Objective: To evaluate the role of sonographically guided small-bore chest catheters and sonographically based monitoring of fluid evacuation in rapid sclerotherapy of malignant pleural effusions.
Methods: In 50 patients with recurrent malignant pleural effusions, a 9F catheter was inserted into the pleural space under sonographic guidance. When sonography documented complete fluid evacuation, bleomycin (0.75 mg/kg) was injected via the tube. Fluid drainage was monitored for 12 hours; if fluid output was less than 100 mL, the pleural catheter was removed; otherwise, a second dose of bleomycin was administered after 24 hours. If loculations or fluid reaccumulations due to tube malfunctioning were detected, they were evacuated by sonographically guided thoracentesis, and bleomycin (1.5 mg/100 mL of fluid) was injected through the thoracentesis needle. All patients were monitored for fluid recurrence with thoracic sonography.

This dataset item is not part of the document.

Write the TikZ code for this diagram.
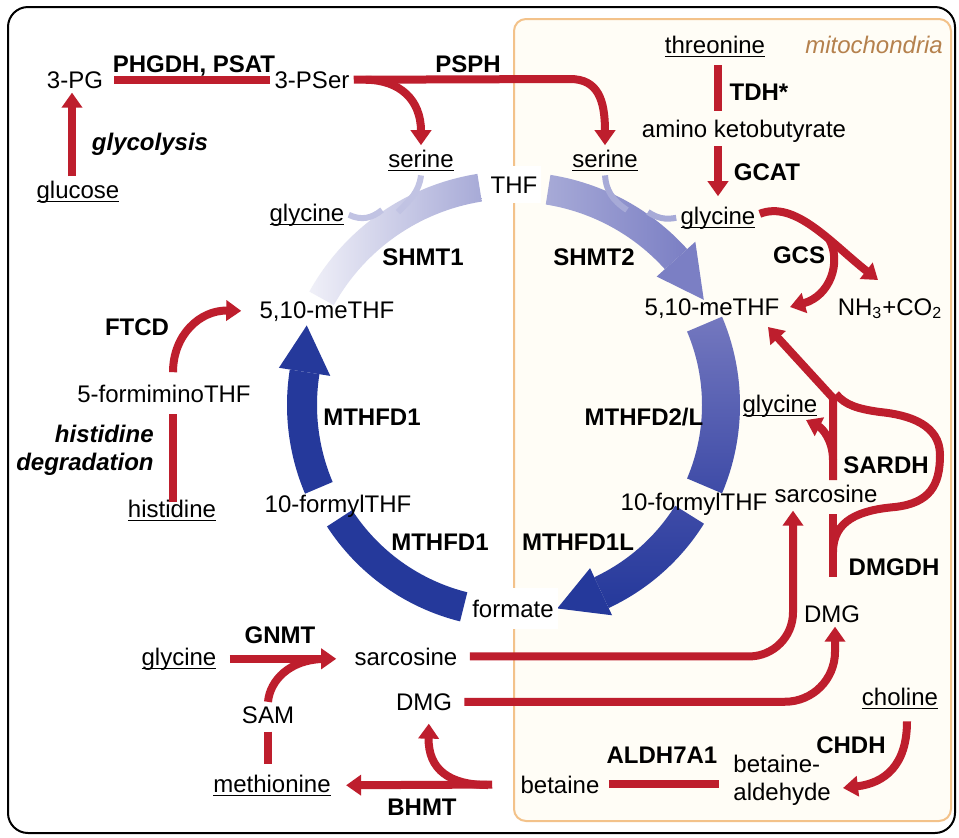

Results: Twenty-nine patients received 1 dose of bleomycin, and 21 received 2 doses. In 11 patients with residual loculations, sonographically guided thoracentesis was performed, and bleomycin was injected into the loculations. In 29 patients, pleurodesis was completed within 24 hours; in 21, it was completed within 48 hours. The 30-day response was 84%; the long-term response was 60%. No complications or serious side effects were observed.
Conclusions: Rapid pleurodesis can be accomplished within 24 to 48 hours, with good short- and long-term responses. Thoracic sonography plays a pivotal role. It guides placement of the pleural catheter and is valuable in the monitoring of fluid evacuation for determining the right time for sclerosing agent administration and in the detection and treatment of loculations or residual pleural fluid due to tube malfunctioning.